Collecting the Arts of Mexico
July 17, 2015 through August 7, 2016
Among the particularly notable highlights of this exhibition of the museum’s Mexican collection is the debut of a rare series of five, elaborate, gilt, eighteenth-century devotional paintings on copper by the artist Nicolás Enríquez acquired by the museum in 2014. The display also includes important selections from the museum’s Puebla pottery collection, among the finest in the world, with examples dating from the Pre-Columbian through the Colonial periods.
New Discoveries: Early Liturgical Textiles from Egypt, 200–400 A.D.
September 23, 2015 through September 5, 2016
This unique installation presents the results of an iconographic analysis and scientific testing of two of the museum’s oldest Christian liturgical textiles, revealing new information about their meaning and use. Particularly exciting are five recently acquired elements extracted from, “The Astonished People” (2nd-4th century A.D.), revealing it to be a wall hanging for Christian or Jewish devotional use depicting the Crossing of the Red Sea as described in the book of Exodus.
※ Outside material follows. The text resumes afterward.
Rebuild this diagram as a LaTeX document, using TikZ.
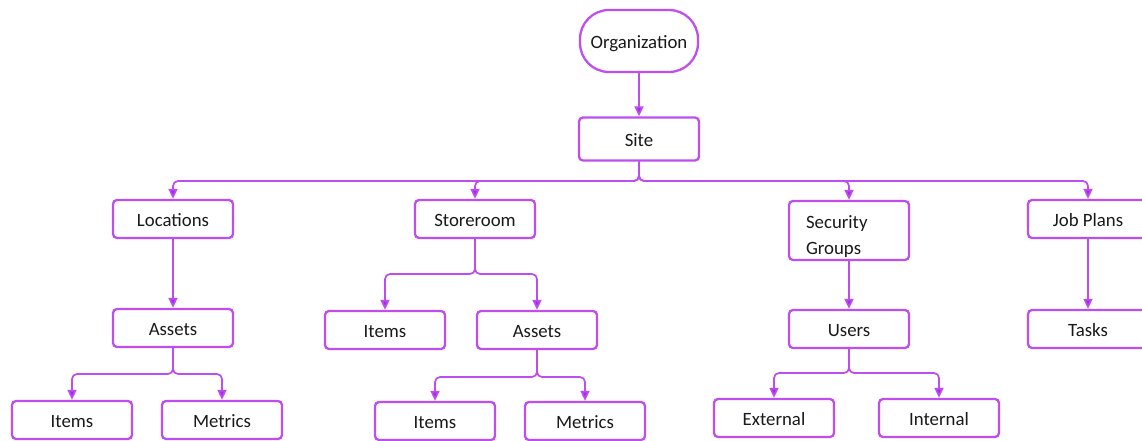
\documentclass[tikz,border=0pt]{standalone}
\usepackage{fontspec}
\setmainfont{Carlito}
\usepackage{xcolor}
\usetikzlibrary{arrows.meta,positioning}
\definecolor{boxviolet}{RGB}{192,78,238}
\definecolor{tipviolet}{RGB}{165,40,240}
\definecolor{inktext}{RGB}{25,25,25}
\tikzset{
  orgarr/.style={-{Triangle[length=10pt,width=9pt,fill=tipviolet]}, line width=1.7pt, draw=boxviolet!95!tipviolet, rounded corners=5pt},
  orgnode/.style={draw=boxviolet, line width=2.3pt, rounded corners=4pt, align=center, inner sep=2pt, text=inktext},
}
\begin{document}
\begin{tikzpicture}[
  x=1pt, y=-1pt,
  font=\fontsize{18.8}{26}\selectfont,
  st/.style={orgnode, minimum width=120pt, minimum height=38pt, text height=17pt, text depth=2pt},
]
  \useasboundingbox (0,0) rectangle (1142,440);
  % top of the tree
  \node[orgnode, rounded corners=29pt, minimum width=118pt, minimum height=62pt, text height=17pt, text depth=2pt] (org) at (639,41) {Organization};
  \node[st, minimum height=43pt] (site) at (639,139) {Site};
  \coordinate (bus) at (639,181);
  % second level
  \node[st] (loc) at (173,219) {Locations};
  \node[st] (store) at (475,219) {Storeroom};
  \node[st, minimum height=59pt, text height=, text depth=] (secgrp) at (849,230.5) {};
  \node[align=left, anchor=west, text=inktext, inner sep=0pt] (secgrptext) at ([xshift=18pt, yshift=-6pt]secgrp.west) {Security\\Groups};
  \node[st] (jobs) at (1088,219) {Job Plans};
  % third level
  \node[st] (locassets) at (173,328) {Assets};
  \node[st] (storeitems) at (385,330) {Items};
  \node[st] (storeassets) at (537,330) {Assets};
  \node[st] (users) at (849,329) {Users};
  \node[st] (tasks) at (1088,329) {Tasks};
  % leaves
  \node[st] (locitems) at (72,420) {Items};
  \node[st] (locmetrics) at (222,420) {Metrics};
  \node[st] (storeitems2) at (435,421) {Items};
  \node[st] (storemetrics) at (585,421) {Metrics};
  \node[st] (external) at (774,418) {External};
  \node[st] (internal) at (939,418) {Internal};
  % connectors
  \draw[orgarr] (org) -- (site);
  \foreach \kid in {loc,store,secgrp,jobs}
    \draw[orgarr] (site.south) -- (bus) -| (\kid.north);
  \draw[orgarr] (loc) -- (locassets);
  \draw[orgarr] (secgrp) -- (users);
  \draw[orgarr] (jobs) -- (tasks);
  \coordinate (storefork) at (475,274);
  \coordinate (locfork) at (173,374);
  \coordinate (assetsfork) at (537,377);
  \coordinate (usersfork) at (849,373);
  \foreach \kid in {storeitems,storeassets}
    \draw[orgarr] (store.south) -- (storefork) -| (\kid.north);
  \foreach \kid in {locitems,locmetrics}
    \draw[orgarr] (locassets.south) -- (locfork) -| (\kid.north);
  \foreach \kid in {storeitems2,storemetrics}
    \draw[orgarr] (storeassets.south) -- (assetsfork) -| (\kid.north);
  \foreach \kid in {external,internal}
    \draw[orgarr] (users.south) -- (usersfork) -| (\kid.north);
\end{tikzpicture}
\end{document}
Fabergé from the Matilda Geddings Gray Foundation Collection
This selection of works by fabled Carl Fabergé from the sumptuous collection of Matilda Geddings Gray, considered among the finest in the world, are on long-term loan at the museum and are the first Fabergé pieces exhibited publically in New York in almost a decade Works on view include fabulous examples originally commissioned by and created for the Romanov family like three, magnificent “Imperial Easter Eggs” plus the exquisite “Lilies-of-the-Valley Basket”, considered the most important single Fabergé item in a US collection.